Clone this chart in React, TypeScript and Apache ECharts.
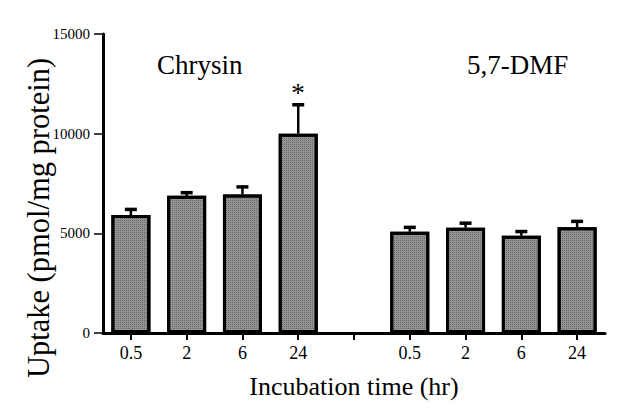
import React, { useEffect, useRef } from "react";
import * as echarts from "echarts";

const categories = ["0.5", "2", "6", "24", "", "0.5", "2", "6", "24"];
const meanValues: (number | null)[] = [5920, 6880, 6950, 10000, null, 5080, 5280, 4880, 5300];
const errorValues: (number | null)[] = [280, 160, 380, 1450, null, 220, 230, 210, 300];
const yTicks = [0, 5000, 10000, 15000];

const FONT = "Liberation Serif";

export default function App() {
  const ref = useRef<HTMLDivElement>(null);
  useEffect(() => {
    if (!ref.current) return;
    const chart = echarts.init(ref.current, undefined, { renderer: "svg" });
    const errData = meanValues.map((v, i) =>
      v == null ? [i, null, null] : [i, v, v + (errorValues[i] as number)]
    );
    chart.setOption({
      animation: false,
      backgroundColor: "#ffffff",
      textStyle: { fontFamily: FONT },
      grid: { left: 103, right: 25, top: 34, bottom: 83, containLabel: false },
      xAxis: {
        type: "category",
        data: categories,
        boundaryGap: true,
        axisLine: { show: true, lineStyle: { color: "#000", width: 3 } },
        axisTick: { show: true, alignWithLabel: true, interval: 0, length: 7, lineStyle: { color: "#000", width: 2 } },
        axisLabel: { interval: 0, color: "#000", fontFamily: FONT, fontSize: 18, margin: 11 },
        name: "Incubation time (hr)",
        nameLocation: "middle",
        nameGap: 40,
        nameTextStyle: { color: "#000", fontFamily: FONT, fontSize: 26 },
      },
      yAxis: {
        type: "value",
        min: yTicks[0],
        max: yTicks[yTicks.length - 1],
        interval: 5000,
        splitLine: { show: false },
        axisLine: { show: true, lineStyle: { color: "#000", width: 3 } },
        axisTick: { show: true, length: 9, lineStyle: { color: "#000", width: 1.5 } },
        axisLabel: {
          color: "#000",
          fontFamily: FONT,
          fontSize: 15,
          margin: 13,
          formatter: (v: number) => String(v),
        },
      },
      series: [
        {
          type: "bar",
          data: meanValues,
          barWidth: 39,
          itemStyle: {
            color: "#939393",
            borderColor: "#000",
            borderWidth: 3,
            decal: {
              symbol: "rect",
              symbolSize: 1,
              color: "rgba(60,60,60,0.45)",
              dashArrayX: [1, 1],
              dashArrayY: [1, 1],
              rotation: 0,
            },
          },
          z: 2,
        },
        {
          type: "custom",
          data: errData,
          z: 3,
          renderItem: (params: any, api: any) => {
            const m = api.value(1);
            const t = api.value(2);
            if (m == null || isNaN(m)) return null;
            const idx = api.value(0);
            const p0 = api.coord([idx, m]);
            const p1 = api.coord([idx, t]);
            const half = 6;
            return {
              type: "group",
              children: [
                {
                  type: "line",
                  shape: { x1: p0[0], y1: p0[1], x2: p1[0], y2: p1[1] },
                  style: { stroke: "#000", lineWidth: 2.5 },
                },
                {
                  type: "line",
                  shape: { x1: p1[0] - half, y1: p1[1], x2: p1[0] + half, y2: p1[1] },
                  style: { stroke: "#000", lineWidth: 3.5 },
                },
              ],
            };
          },
        },
      ],
      graphic: [
        {
          type: "text",
          x: 39,
          y: 218,
          rotation: Math.PI / 2,
          style: {
            text: "Uptake (pmol/mg protein)",
            fill: "#000",
            fontFamily: FONT,
            fontSize: 30.5,
            textAlign: "center",
            textVerticalAlign: "middle",
          },
        },
        {
          type: "text",
          left: 157,
          top: 51,
          style: { text: "Chrysin", fill: "#000", fontFamily: FONT, fontSize: 27 },
        },
        {
          type: "text",
          left: 467,
          top: 51,
          style: { text: "5,7-DMF", fill: "#000", fontFamily: FONT, fontSize: 27 },
        },
        {
          type: "text",
          x: 298,
          y: 79,
          style: {
            text: "*",
            fill: "#000",
            fontFamily: FONT,
            fontSize: 27,
            textAlign: "center",
            textVerticalAlign: "top",
          },
        },
      ],
    });
    return () => chart.dispose();
  }, []);
  return (
    <div
      ref={ref}
      style={{ position: "absolute", left: 0, top: 0, width: 630, height: 416 }}
    />
  );
}
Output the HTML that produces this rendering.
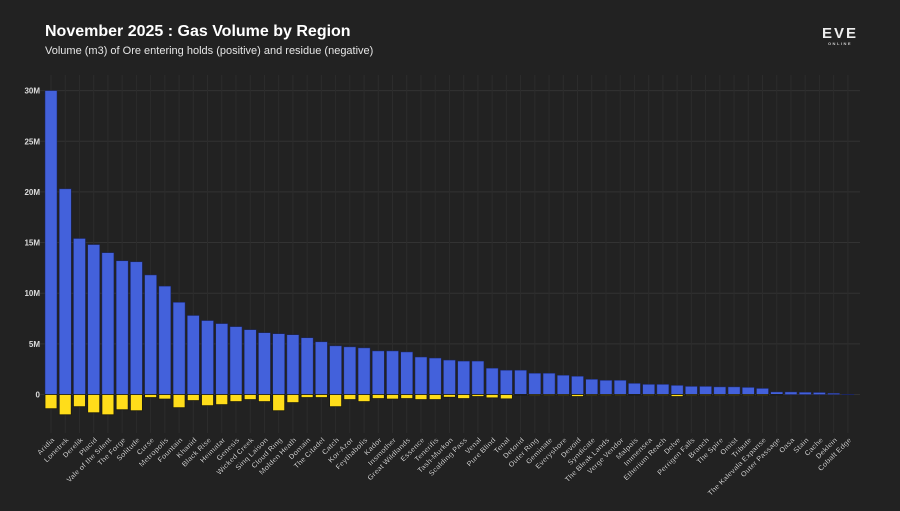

PROBLEM TO WORK ON>
Pictures are to be left out; all else in the entries above is to be quoted exactly.

EXERCISE SOLUTION>
Clone this chart in React, TypeScript and Apache ECharts.
import React, { useEffect, useRef } from "react";
import * as echarts from "echarts";

const categories = ["0.5", "2", "6", "24", "", "0.5", "2", "6", "24"];
const meanValues: (number | null)[] = [5920, 6880, 6950, 10000, null, 5080, 5280, 4880, 5300];
const errorValues: (number | null)[] = [280, 160, 380, 1450, null, 220, 230, 210, 300];
const yTicks = [0, 5000, 10000, 15000];

const FONT = "Liberation Serif";

export default function App() {
  const ref = useRef<HTMLDivElement>(null);
  useEffect(() => {
    if (!ref.current) return;
    const chart = echarts.init(ref.current, undefined, { renderer: "svg" });
    const errData = meanValues.map((v, i) =>
      v == null ? [i, null, null] : [i, v, v + (errorValues[i] as number)]
    );
    chart.setOption({
      animation: false,
      backgroundColor: "#ffffff",
      textStyle: { fontFamily: FONT },
      grid: { left: 103, right: 25, top: 34, bottom: 83, containLabel: false },
      xAxis: {
        type: "category",
        data: categories,
        boundaryGap: true,
        axisLine: { show: true, lineStyle: { color: "#000", width: 3 } },
        axisTick: { show: true, alignWithLabel: true, interval: 0, length: 7, lineStyle: { color: "#000", width: 2 } },
        axisLabel: { interval: 0, color: "#000", fontFamily: FONT, fontSize: 18, margin: 11 },
        name: "Incubation time (hr)",
        nameLocation: "middle",
        nameGap: 40,
        nameTextStyle: { color: "#000", fontFamily: FONT, fontSize: 26 },
      },
      yAxis: {
        type: "value",
        min: yTicks[0],
        max: yTicks[yTicks.length - 1],
        interval: 5000,
        splitLine: { show: false },
        axisLine: { show: true, lineStyle: { color: "#000", width: 3 } },
        axisTick: { show: true, length: 9, lineStyle: { color: "#000", width: 1.5 } },
        axisLabel: {
          color: "#000",
          fontFamily: FONT,
          fontSize: 15,
          margin: 13,
          formatter: (v: number) => String(v),
        },
      },
      series: [
        {
          type: "bar",
          data: meanValues,
          barWidth: 39,
          itemStyle: {
            color: "#939393",
            borderColor: "#000",
            borderWidth: 3,
            decal: {
              symbol: "rect",
              symbolSize: 1,
              color: "rgba(60,60,60,0.45)",
              dashArrayX: [1, 1],
              dashArrayY: [1, 1],
              rotation: 0,
            },
          },
          z: 2,
        },
        {
          type: "custom",
          data: errData,
          z: 3,
          renderItem: (params: any, api: any) => {
            const m = api.value(1);
            const t = api.value(2);
            if (m == null || isNaN(m)) return null;
            const idx = api.value(0);
            const p0 = api.coord([idx, m]);
            const p1 = api.coord([idx, t]);
            const half = 6;
            return {
              type: "group",
              children: [
                {
                  type: "line",
                  shape: { x1: p0[0], y1: p0[1], x2: p1[0], y2: p1[1] },
                  style: { stroke: "#000", lineWidth: 2.5 },
                },
                {
                  type: "line",
                  shape: { x1: p1[0] - half, y1: p1[1], x2: p1[0] + half, y2: p1[1] },
                  style: { stroke: "#000", lineWidth: 3.5 },
                },
              ],
            };
          },
        },
      ],
      graphic: [
        {
          type: "text",
          x: 39,
          y: 218,
          rotation: Math.PI / 2,
          style: {
            text: "Uptake (pmol/mg protein)",
            fill: "#000",
            fontFamily: FONT,
            fontSize: 30.5,
            textAlign: "center",
            textVerticalAlign: "middle",
          },
        },
        {
          type: "text",
          left: 157,
          top: 51,
          style: { text: "Chrysin", fill: "#000", fontFamily: FONT, fontSize: 27 },
        },
        {
          type: "text",
          left: 467,
          top: 51,
          style: { text: "5,7-DMF", fill: "#000", fontFamily: FONT, fontSize: 27 },
        },
        {
          type: "text",
          x: 298,
          y: 79,
          style: {
            text: "*",
            fill: "#000",
            fontFamily: FONT,
            fontSize: 27,
            textAlign: "center",
            textVerticalAlign: "top",
          },
        },
      ],
    });
    return () => chart.dispose();
  }, []);
  return (
    <div
      ref={ref}
      style={{ position: "absolute", left: 0, top: 0, width: 630, height: 416 }}
    />
  );
}
Output the HTML that produces this rendering.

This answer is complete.